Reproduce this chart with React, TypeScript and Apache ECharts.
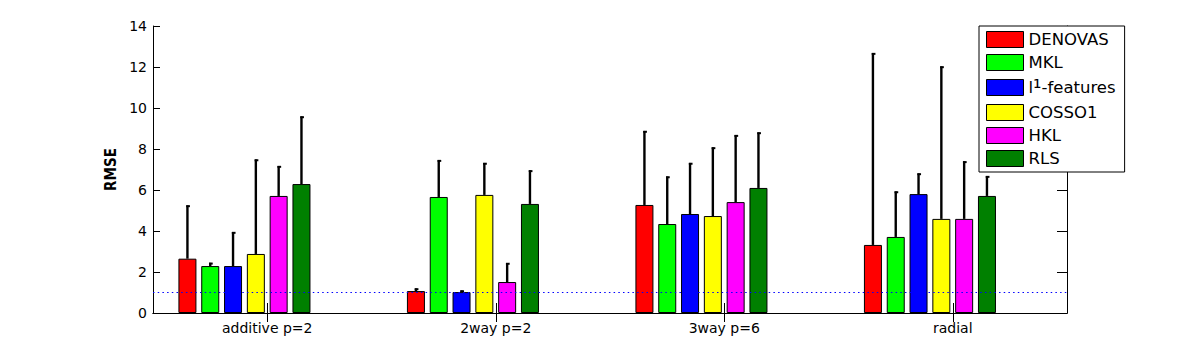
import React, { useEffect, useRef } from 'react';
import * as echarts from 'echarts';

const categories = ['additive p=2', '2way p=2', '3way p=6', 'radial'];
const methods = ['DENOVAS', 'MKL', 'l1-features', 'COSSO1', 'HKL', 'RLS'];
const colors = ['#ff0000', '#00ff00', '#0000ff', '#ffff00', '#ff00ff', '#008000'];

// mean RMSE per method (one value per category)
const denovasMean = [2.65, 1.07, 5.27, 3.32];
const mklMean = [2.29, 5.66, 4.34, 3.71];
const l1Mean = [2.29, 1.02, 4.83, 5.8];
const cossoMean = [2.88, 5.76, 4.73, 4.59];
const hklMean = [5.71, 1.51, 5.41, 4.59];
const rlsMean = [6.29, 5.32, 6.1, 5.71];

// upper error (standard deviation) per method
const denovasErr = [2.6, 0.13, 3.61, 9.36];
const mklErr = [0.16, 1.8, 2.32, 2.22];
const l1Err = [1.66, 0.08, 2.49, 1.01];
const cossoErr = [4.61, 1.56, 3.35, 7.44];
const hklErr = [1.46, 0.93, 3.27, 2.81];
const rlsErr = [3.3, 1.64, 2.71, 0.97];

const yTicks = [0, 2, 4, 6, 8, 10, 12, 14];
const referenceLevel = 1;

const means = [denovasMean, mklMean, l1Mean, cossoMean, hklMean, rlsMean];
const errs = [denovasErr, mklErr, l1Err, cossoErr, hklErr, rlsErr];

const BAR_W = 18;
const BAR_GAP = 0.267;
const STEP = BAR_W * (1 + BAR_GAP);
const N_SLOTS = 8;
const FONT = 'DejaVu Sans';

export default function App() {
  const ref = useRef<HTMLDivElement>(null);
  useEffect(() => {
    if (!ref.current) return;
    const chart = echarts.init(ref.current, null, { renderer: 'svg' });

    const barSeries: any[] = methods.map((name, i) => ({
      name,
      type: 'bar',
      data: means[i],
      barWidth: BAR_W,
      barGap: (BAR_GAP * 100).toFixed(1) + '%',
      itemStyle: { color: colors[i], borderColor: '#000', borderWidth: 1 },
      z: 2,
      ...(i === 0
        ? {
            markLine: {
              silent: true,
              symbol: 'none',
              label: { show: false },
              lineStyle: { color: '#0000ff', type: [1.5, 3.2], width: 1.2 },
              data: [{ yAxis: referenceLevel }],
              z: 5,
            },
          }
        : {}),
    }));
    // two empty slots so the visible group sits left of the tick, as in the original
    const padSeries = ['pad1', 'pad2'].map((name) => ({
      name,
      type: 'bar',
      data: categories.map(() => '-'),
      barWidth: BAR_W,
      barGap: (BAR_GAP * 100).toFixed(1) + '%',
    }));

    const errData: any[] = [];
    methods.forEach((_, m) => {
      categories.forEach((_, c) => {
        errData.push([c, means[m][c], errs[m][c], m]);
      });
    });

    const errSeries = {
      type: 'custom',
      z: 4,
      silent: true,
      data: errData,
      encode: { x: 0, y: 1 },
      renderItem: (params: any, api: any) => {
        const c = api.value(0);
        const mean = api.value(1);
        const err = api.value(2);
        const m = api.value(3);
        const base = api.coord([c, mean]);
        const top = api.coord([c, mean + err]);
        const x = base[0] + (m - (N_SLOTS - 1) / 2) * STEP;
        return {
          type: 'group',
          children: [
            { type: 'line', shape: { x1: x, y1: base[1], x2: x, y2: top[1] }, style: { stroke: '#000', lineWidth: 2.4 } },
            { type: 'line', shape: { x1: x - 1.2, y1: top[1] + 0.8, x2: x + 2.5, y2: top[1] + 0.8 }, style: { stroke: '#000', lineWidth: 2 } },
          ],
        };
      },
    };

    const axisLine = { show: true, lineStyle: { color: '#000', width: 1 } };
    const labelStyle = { fontFamily: FONT, fontSize: 14, color: '#000' };

    chart.setOption({
      animation: false,
      grid: { left: 153, right: 112, top: 26, bottom: 39, containLabel: false },
      xAxis: [
        {
          type: 'category',
          data: categories,
          position: 'bottom',
          axisLine,
          axisTick: { show: true, inside: true, length: 10, alignWithLabel: true, lineStyle: { color: '#000' } },
          axisLabel: { ...labelStyle, margin: 8 },
          splitLine: { show: false },
        },
        {
          type: 'category',
          data: categories,
          position: 'top',
          axisLine,
          axisTick: { show: true, inside: true, length: 9, alignWithLabel: true, lineStyle: { color: '#000' } },
          axisLabel: { show: false },
          splitLine: { show: false },
        },
      ],
      yAxis: [
        {
          type: 'value',
          min: yTicks[0],
          max: yTicks[yTicks.length - 1],
          interval: yTicks[1] - yTicks[0],
          position: 'left',
          name: 'RMSE',
          nameLocation: 'middle',
          nameGap: 27,
          nameTextStyle: {
            fontFamily: "'Liberation Sans Narrow', 'DejaVu Sans Condensed', 'Liberation Sans', sans-serif",
            fontSize: 15,
            fontWeight: 'bold',
            color: '#000',
          },
          axisLine,
          axisTick: { show: true, inside: true, length: 7, lineStyle: { color: '#000' } },
          axisLabel: { ...labelStyle, margin: 6 },
          splitLine: { show: false },
        },
        {
          type: 'value',
          min: yTicks[0],
          max: yTicks[yTicks.length - 1],
          interval: yTicks[1] - yTicks[0],
          position: 'right',
          axisLine,
          axisTick: { show: true, inside: true, length: 10, lineStyle: { color: '#000' } },
          axisLabel: { show: false },
          splitLine: { show: false },
        },
      ],
      legend: {
        data: methods,
        orient: 'vertical',
        left: 979,
        top: 26,
        itemWidth: 37,
        itemHeight: 16,
        itemGap: 6,
        padding: [5, 9, 5, 7],
        borderColor: '#000',
        borderWidth: 1,
        backgroundColor: '#fff',
        icon: 'rect',
        itemStyle: { borderColor: '#000', borderWidth: 1 },
        z: 10,
        selectedMode: false,
        formatter: (name: string) => (name === 'l1-features' ? '{n|l}{s|¹}{n|-features}' : name),
        textStyle: {
          fontFamily: FONT,
          fontSize: 16.5,
          lineHeight: 16,
          color: '#000',
          rich: {
            n: { fontFamily: FONT, fontSize: 16.5, color: '#000', lineHeight: 16 },
            s: { fontFamily: FONT, fontSize: 21, color: '#000', lineHeight: 16 },
          },
        },
      },
      series: [...barSeries, ...padSeries, errSeries],
    });
    return () => chart.dispose();
  }, []);
  return <div ref={ref} style={{ position: 'fixed', left: 0, top: 0, width: 1179, height: 352, background: '#fff' }} />;
}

● ● ● ● ● ● ●

Send back the data above word for word, with the pictures left out.

Reproduce this chart with React, TypeScript and Apache ECharts.
import React, { useEffect, useRef } from 'react';
import * as echarts from 'echarts';

const categories = ['additive p=2', '2way p=2', '3way p=6', 'radial'];
const methods = ['DENOVAS', 'MKL', 'l1-features', 'COSSO1', 'HKL', 'RLS'];
const colors = ['#ff0000', '#00ff00', '#0000ff', '#ffff00', '#ff00ff', '#008000'];

// mean RMSE per method (one value per category)
const denovasMean = [2.65, 1.07, 5.27, 3.32];
const mklMean = [2.29, 5.66, 4.34, 3.71];
const l1Mean = [2.29, 1.02, 4.83, 5.8];
const cossoMean = [2.88, 5.76, 4.73, 4.59];
const hklMean = [5.71, 1.51, 5.41, 4.59];
const rlsMean = [6.29, 5.32, 6.1, 5.71];

// upper error (standard deviation) per method
const denovasErr = [2.6, 0.13, 3.61, 9.36];
const mklErr = [0.16, 1.8, 2.32, 2.22];
const l1Err = [1.66, 0.08, 2.49, 1.01];
const cossoErr = [4.61, 1.56, 3.35, 7.44];
const hklErr = [1.46, 0.93, 3.27, 2.81];
const rlsErr = [3.3, 1.64, 2.71, 0.97];

const yTicks = [0, 2, 4, 6, 8, 10, 12, 14];
const referenceLevel = 1;

const means = [denovasMean, mklMean, l1Mean, cossoMean, hklMean, rlsMean];
const errs = [denovasErr, mklErr, l1Err, cossoErr, hklErr, rlsErr];

const BAR_W = 18;
const BAR_GAP = 0.267;
const STEP = BAR_W * (1 + BAR_GAP);
const N_SLOTS = 8;
const FONT = 'DejaVu Sans';

export default function App() {
  const ref = useRef<HTMLDivElement>(null);
  useEffect(() => {
    if (!ref.current) return;
    const chart = echarts.init(ref.current, null, { renderer: 'svg' });

    const barSeries: any[] = methods.map((name, i) => ({
      name,
      type: 'bar',
      data: means[i],
      barWidth: BAR_W,
      barGap: (BAR_GAP * 100).toFixed(1) + '%',
      itemStyle: { color: colors[i], borderColor: '#000', borderWidth: 1 },
      z: 2,
      ...(i === 0
        ? {
            markLine: {
              silent: true,
              symbol: 'none',
              label: { show: false },
              lineStyle: { color: '#0000ff', type: [1.5, 3.2], width: 1.2 },
              data: [{ yAxis: referenceLevel }],
              z: 5,
            },
          }
        : {}),
    }));
    // two empty slots so the visible group sits left of the tick, as in the original
    const padSeries = ['pad1', 'pad2'].map((name) => ({
      name,
      type: 'bar',
      data: categories.map(() => '-'),
      barWidth: BAR_W,
      barGap: (BAR_GAP * 100).toFixed(1) + '%',
    }));

    const errData: any[] = [];
    methods.forEach((_, m) => {
      categories.forEach((_, c) => {
        errData.push([c, means[m][c], errs[m][c], m]);
      });
    });

    const errSeries = {
      type: 'custom',
      z: 4,
      silent: true,
      data: errData,
      encode: { x: 0, y: 1 },
      renderItem: (params: any, api: any) => {
        const c = api.value(0);
        const mean = api.value(1);
        const err = api.value(2);
        const m = api.value(3);
        const base = api.coord([c, mean]);
        const top = api.coord([c, mean + err]);
        const x = base[0] + (m - (N_SLOTS - 1) / 2) * STEP;
        return {
          type: 'group',
          children: [
            { type: 'line', shape: { x1: x, y1: base[1], x2: x, y2: top[1] }, style: { stroke: '#000', lineWidth: 2.4 } },
            { type: 'line', shape: { x1: x - 1.2, y1: top[1] + 0.8, x2: x + 2.5, y2: top[1] + 0.8 }, style: { stroke: '#000', lineWidth: 2 } },
          ],
        };
      },
    };

    const axisLine = { show: true, lineStyle: { color: '#000', width: 1 } };
    const labelStyle = { fontFamily: FONT, fontSize: 14, color: '#000' };

    chart.setOption({
      animation: false,
      grid: { left: 153, right: 112, top: 26, bottom: 39, containLabel: false },
      xAxis: [
        {
          type: 'category',
          data: categories,
          position: 'bottom',
          axisLine,
          axisTick: { show: true, inside: true, length: 10, alignWithLabel: true, lineStyle: { color: '#000' } },
          axisLabel: { ...labelStyle, margin: 8 },
          splitLine: { show: false },
        },
        {
          type: 'category',
          data: categories,
          position: 'top',
          axisLine,
          axisTick: { show: true, inside: true, length: 9, alignWithLabel: true, lineStyle: { color: '#000' } },
          axisLabel: { show: false },
          splitLine: { show: false },
        },
      ],
      yAxis: [
        {
          type: 'value',
          min: yTicks[0],
          max: yTicks[yTicks.length - 1],
          interval: yTicks[1] - yTicks[0],
          position: 'left',
          name: 'RMSE',
          nameLocation: 'middle',
          nameGap: 27,
          nameTextStyle: {
            fontFamily: "'Liberation Sans Narrow', 'DejaVu Sans Condensed', 'Liberation Sans', sans-serif",
            fontSize: 15,
            fontWeight: 'bold',
            color: '#000',
          },
          axisLine,
          axisTick: { show: true, inside: true, length: 7, lineStyle: { color: '#000' } },
          axisLabel: { ...labelStyle, margin: 6 },
          splitLine: { show: false },
        },
        {
          type: 'value',
          min: yTicks[0],
          max: yTicks[yTicks.length - 1],
          interval: yTicks[1] - yTicks[0],
          position: 'right',
          axisLine,
          axisTick: { show: true, inside: true, length: 10, lineStyle: { color: '#000' } },
          axisLabel: { show: false },
          splitLine: { show: false },
        },
      ],
      legend: {
        data: methods,
        orient: 'vertical',
        left: 979,
        top: 26,
        itemWidth: 37,
        itemHeight: 16,
        itemGap: 6,
        padding: [5, 9, 5, 7],
        borderColor: '#000',
        borderWidth: 1,
        backgroundColor: '#fff',
        icon: 'rect',
        itemStyle: { borderColor: '#000', borderWidth: 1 },
        z: 10,
        selectedMode: false,
        formatter: (name: string) => (name === 'l1-features' ? '{n|l}{s|¹}{n|-features}' : name),
        textStyle: {
          fontFamily: FONT,
          fontSize: 16.5,
          lineHeight: 16,
          color: '#000',
          rich: {
            n: { fontFamily: FONT, fontSize: 16.5, color: '#000', lineHeight: 16 },
            s: { fontFamily: FONT, fontSize: 21, color: '#000', lineHeight: 16 },
          },
        },
      },
      series: [...barSeries, ...padSeries, errSeries],
    });
    return () => chart.dispose();
  }, []);
  return <div ref={ref} style={{ position: 'fixed', left: 0, top: 0, width: 1179, height: 352, background: '#fff' }} />;
}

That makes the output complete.